Pierwsi z brzegu https://www.stkguitars.com/
Pierwsi z brzegu, że niby na pęczki ich jest?

Raczej nie, już widzę ile to dodatkowych problemów. Wg tego rysunku wpuszczają tuleje w gryf i potem od góry naklejają podstrunnicę? A co jest potem między łbem tulei a podstrunnicą? Pył z klejem czy pusto? Czyli jak dasz odpowiednio BARDZO dużą siłę to możesz nawet odkleić podstrunnicę? A jak potem dokładnie trafisz z otworami w gryfie i korpusie? A jak tuleja w gryfie się poluzuje i będzie obracać w środku, bo drewno przecież pracuje? Może mają jakieś wideło jak to robią.

Omson - to nie są rzadne pseudo technikalia.
Niestety są, a Ty bezrefleksyjnie brniesz coraz bardziej - zamiast tego eskalujesz cyrk posługując się jakimś bełkotem marketingowym.
O czym konkretnie mówisz? Konkretnie.
Po mojemu - bez pierdolenia (sorry Skervesen, nie chciałem tak dosadnie) - zwyczajnie jest problem z dostępnością czarnych wkrętów, wiec po polsku dojebaliście czym było pod ręką, co w miarę znosi stres.
Jeszcze raz zatem

Czarne pękały, zostały zastąpione takimi z innym łbem i niepękającymi. Nie ma tu filozofii i żadnego Twojego "mojenia". OK?...

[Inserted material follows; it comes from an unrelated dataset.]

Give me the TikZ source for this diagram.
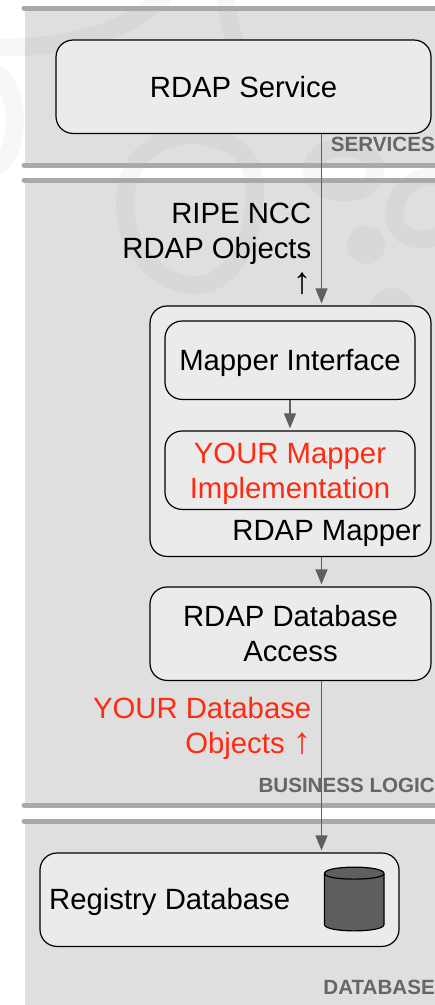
\documentclass[tikz,border=0pt]{standalone}
\usepackage{fontspec}
\setmainfont{Liberation Sans}
\usetikzlibrary{arrows.meta}
\definecolor{band}{HTML}{DFDFDF}
\definecolor{rule}{HTML}{A9A9A9}
\definecolor{boxfill}{HTML}{EBEBEB}
\definecolor{conn}{HTML}{5F5F5F}
\definecolor{lay}{HTML}{666666}
\definecolor{redtxt}{HTML}{FF2A12}
\newcommand{\bigfont}{\fontsize{29.3}{35}\selectfont}
\newcommand{\uparr}{{\fontsize{37}{35}\selectfont ↑}}
\newcommand{\lowr}[1]{\raisebox{-3pt}[21pt][6pt]{#1}}
\tikzset{
 x=1pt,y=-1pt,
 box/.style={draw=black,line width=1.2pt,fill=boxfill,rounded corners=17pt,anchor=north west,inner sep=0pt,align=center,font=\bigfont},
 txt/.style={inner sep=0pt,font=\bigfont,align=right},
 layer/.style={inner sep=0pt,anchor=east,font=\fontsize{20.6}{24}\selectfont\bfseries,text=lay},
 conn/.style={draw=conn,line width=1.4pt,-{Triangle[length=15pt,width=12pt]},shorten >=2pt},
 rulebar/.style={draw=rule,line width=5pt,line cap=round},
 swirl/.style={draw=black,draw opacity=0.03,line width=18pt,fill=none},
}
\begin{document}
\begin{tikzpicture}
\useasboundingbox (0,0) rectangle (435,1005);
\fill[white] (0,0) rectangle (435,1005);
% bands
\fill[band] (25,8) rectangle (435,165);
\fill[band] (25,180) rectangle (435,805);
\fill[band] (25,821) rectangle (435,1005);
% watermark
\begin{scope}
\clip (0,0) rectangle (435,1005);
\draw[swirl] (-10,47) .. controls (70,50) and (130,30) .. (165,-5);
\draw[swirl] (-10,70) .. controls (25,85) and (22,160) .. (-10,170);
\draw[swirl] (225,-5) .. controls (228,20) and (232,35) .. (240,55);
\draw[swirl] (195,135) .. controls (165,135) and (125,150) .. (125,205) .. controls (125,255) and (165,285) .. (195,285) .. controls (235,285) and (255,235) .. (255,190) .. controls (255,165) and (245,140) .. (195,135);
\draw[swirl] (312,170) .. controls (312,140) and (375,140) .. (375,170) .. controls (375,200) and (312,200) .. (312,170);
\draw[swirl] (445,175) .. controls (400,175) and (392,205) .. (395,220) .. controls (400,245) and (430,240) .. (445,235);
\fill[black,fill opacity=0.03] (366,245) circle (19);
\fill[black,fill opacity=0.03] (392,310) circle (22);
\end{scope}
% rules
\foreach \yy in {8,165,180,805,821}{\draw[rulebar] (24,\yy) -- (440,\yy);}
% boxes
\node[box,minimum width=375pt,minimum height=93.4pt] (svc) at (55.4,39.4) {RDAP Service};
\node[box,minimum width=281pt,minimum height=250.4pt] (mapper) at (149.4,305.4) {};
\node[box,minimum width=250pt,minimum height=78.4pt] (iface) at (164.4,320.4) {\lowr{Mapper Interface}};
\node[box,minimum width=250pt,minimum height=78.4pt,text=redtxt] (impl) at (164.4,430.4) {\lowr{YOUR Mapper}\\\lowr{Implementation}};
\node[box,minimum width=281pt,minimum height=93.4pt] (dba) at (149.4,586.4) {RDAP Database\\Access};
\node[box,minimum width=359pt,minimum height=93.4pt] (reg) at (39.4,852.4) {};
% labels
\node[txt,anchor=east] (mlabel) at (421.5,533) {RDAP Mapper};
\node[txt,anchor=west] (rlabel) at (49,902) {Registry Database};
\node[txt,anchor=north east] (ripe) at (311.5,203) {RIPE NCC\\RDAP Objects\\\uparr\hspace{2pt}};
\node[txt,anchor=north east,text=redtxt] (your) at (311.5,697) {YOUR Database\\Objects \uparr\hspace{2pt}};
% layer names
\node[layer] (l1) at (435,144) {SERVICES};
\node[layer] (l2) at (435,785) {BUSINESS LOGIC};
\node[layer] (l3) at (435,987) {DATABASE};
% connectors
\coordinate (ax) at (321.5,0);
\coordinate (bx) at (290,0);
\draw[conn] (svc.south -| ax) -- (mapper.north -| ax);
\draw[conn] (iface.south -| bx) -- (impl.north -| bx);
\draw[conn] (mapper.south -| ax) -- (dba.north -| ax);
\draw[conn] (dba.south -| ax) -- (reg.north -| ax);
% cylinder
\draw[line width=1.2pt,fill=conn] (324.5,873.5) -- (324.5,924.5) .. controls (324.5,933) and (384,933) .. (384,924.5) -- (384,873.5) .. controls (384,865) and (324.5,865) .. (324.5,873.5) -- cycle;
\draw[line width=1.2pt] (324.5,873.5) .. controls (324.5,881) and (384,881) .. (384,873.5);
\end{tikzpicture}
\end{document}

Chyba, że jednak jesteś jednym z tych najbardziej męczących typów faceta, co zawsze musi mieć rację. Oczywiście no offence, ale jeden taki (bezdzietny) mówił mi jak chować syna, drugi mówił jak się lata na paralotni (nie widział nawet na własne oczy), jak powiedziałem, że latałem ponad 10 lat. Zaraz będę miał "przekonanie graniczące z pewnością", że to Ty pracowałeś tam, nie ja.